Con ese corrimiento democrático, el comunismo italiano pretende aprovechar, al mismo tiempo, el replanteamiento general de las relaciones Este-Oeste, con el objeto de liquidar la hipoteca del factor K. El partido lleva acampado varias décadas en los aledaños del poder, sin Regar a ocuparlo nunca, y eso produce una tremenda frustración; en ese tiempo se han intentado variedad de estrategias, de las que el compromiso histórico ha sido la más duradera, y aunque también la más próspera, no lo suficiente para apagar la sed de representatividad política del partido; por ello, la nueva fase iniciada por Occhetto es una superación de la estrategia del compromiso en la búsqueda de la definitiva respetabilidad democrática del PCI.

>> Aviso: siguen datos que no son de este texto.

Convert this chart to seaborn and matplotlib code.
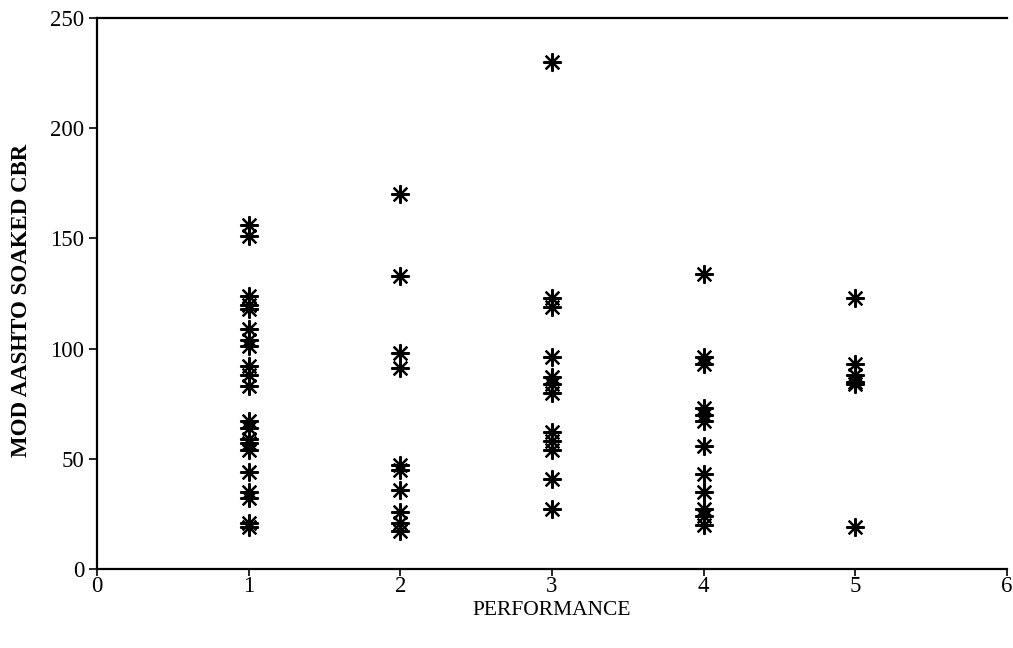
import matplotlib
matplotlib.use("Agg")
import matplotlib.pyplot as plt
import seaborn as sns
import pandas as pd

# Data
perf1 = [156, 151, 124, 120, 118, 109, 104, 101, 92, 88, 83, 67, 64, 59, 57, 54, 44, 35, 32, 21, 19]
perf2 = [170, 133, 98, 91, 47, 45, 36, 26, 21, 17]
perf3 = [230, 123, 119, 96, 87, 84, 80, 62, 58, 54, 41, 27]
perf4 = [134, 96, 93, 73, 70, 67, 56, 43, 35, 27, 24, 20]
perf5 = [123, 93, 88, 85, 84, 19]
performance_levels = [1, 2, 3, 4, 5]
x_ticks = [0, 1, 2, 3, 4, 5, 6]
y_ticks = [0, 50, 100, 150, 200, 250]

groups = [perf1, perf2, perf3, perf4, perf5]
rows = []
for lvl, vals in zip(performance_levels, groups):
    for v in vals:
        rows.append({"PERFORMANCE": lvl, "CBR": v})
df = pd.DataFrame(rows)

sns.set_theme(style="white")
plt.rcParams['font.family'] = ['Liberation Serif', 'DejaVu Serif']

fig = plt.figure(figsize=(10.13, 6.48), dpi=100)
ax = fig.add_axes([0.0957, 0.122, 0.8983, 0.850])

sns.scatterplot(data=df, x="PERFORMANCE", y="CBR", marker=(8, 2, 0), s=150,
                color="black", linewidth=1.6, ax=ax, legend=False)

ax.set_xlim(0, 6)
ax.set_ylim(0, 250)
ax.set_xticks(x_ticks)
ax.set_yticks(y_ticks)
ax.tick_params(axis="both", direction="out", width=1.2, colors="black",
               labelsize=16.5, bottom=True, left=True)
ax.tick_params(axis="x", length=5, pad=0)
ax.tick_params(axis="y", length=6, pad=3)

for side in ["left", "bottom", "top"]:
    ax.spines[side].set_visible(True)
    ax.spines[side].set_color("black")
    ax.spines[side].set_linewidth(1.6)
ax.spines["right"].set_visible(False)

ax.set_xlabel("PERFORMANCE", fontsize=15.5, color="black")
ax.set_ylabel("MOD AASHTO SOAKED CBR", fontsize=16.5, fontweight="bold", color="black")
ax.xaxis.set_label_coords(0.5, -0.058)
ax.yaxis.set_label_coords(-0.071, 0.488)

fig.savefig("out.png", dpi=100, facecolor="white")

Dé este apelotonamiento previsible en el centro del campo, de esta socialdemocratización de las izquierdas posibles, se deducen, sin embargo, ventajas tácticas para la Democracia Cristiana, que también tiene sus peones partidarios del giro social, pero ya instalados con anterioridad a todos los advenedizos; desde Donat-Cattin sin ir más lejos. La DC incombustible puede pensar con razón que esos votos a la derecha de la izquierda se los van a pelear socialistas y comunistas.

Entre los setenta y los inminentes noventa, Italia ha vivido una transformación fundamental. El peso del país en los organismos internacionales hace rentable su contribución económica a la gran burocracia mundial. Un personal inmensamente competente actúa en paralelo a su servicio diplomático fabricando la penetración en nuevos mercados. Los recursos que Italia destina a esa promoción se recobran con creces porque cada agente del país en el funcionariado internacional es una honrada mafia de los intereses nacionales. Y esa transformación se ha producido en parte gracias a la dinámica estabilización del sistema, factor K incluido, en el que las frecuentes recomposiciones de la quiniela del poder no ocultan una cristalización de fondo con un protagonista colectivo.

El giro socialista del PCI es un intento de reconciliación con la realidad, de inclusión de más de un cuarto del electorado en las combinaciones de gobierno; así como parece que vamos a una coalición dominada por los partidos comunistas con formaciones políticas burguesas en parte de la Europa oriental, el PCI quiere dibujar el negativo de esa situación: el comunismo aliado en el poder con los grandes de la democracia occidental. Esa operación, que sigue pareciendo mucho más probable con la Democracia Cristiana como apoderado que mediante el realineamiento de la izquierda, habrá de tropezar con un gran obstáculo: los comunistas son demasiados para asociarlos en una posición junior, y muy pocos para dictar los términos.

Si Mitterrand pudo tener cuatro ministros comunistas en su primer Gobierno de 1981, fue porque estaba claro que nada le obligaba a ello, y también porque hay una cosa que sólo se puede hacer cuando se tiene a ministros del PC en el Gobierno: echarlos cuando interese soltar lastre. Pero ese comunismo catatónico de Francia no existe en Italia; por ello, el gran enemigo de esta nueva vía es la evidencia de que el PCI difícilmente puede ser un artefacto de quita y pon. De esa forma, el desembarco del comunismo italiano en el poder, igual que no pudo contemplarse hace medio siglo por mor de la guerra fría, no parece posible ahora hasta que el diálogo de las superpotencias, presuntamente en el umbral de una nueva era, autorice esa oportunidad; es decir, que, en la ajada frase de Lampedusa, se produzca una especie de cambio dentro del cambio para que todo siga igual.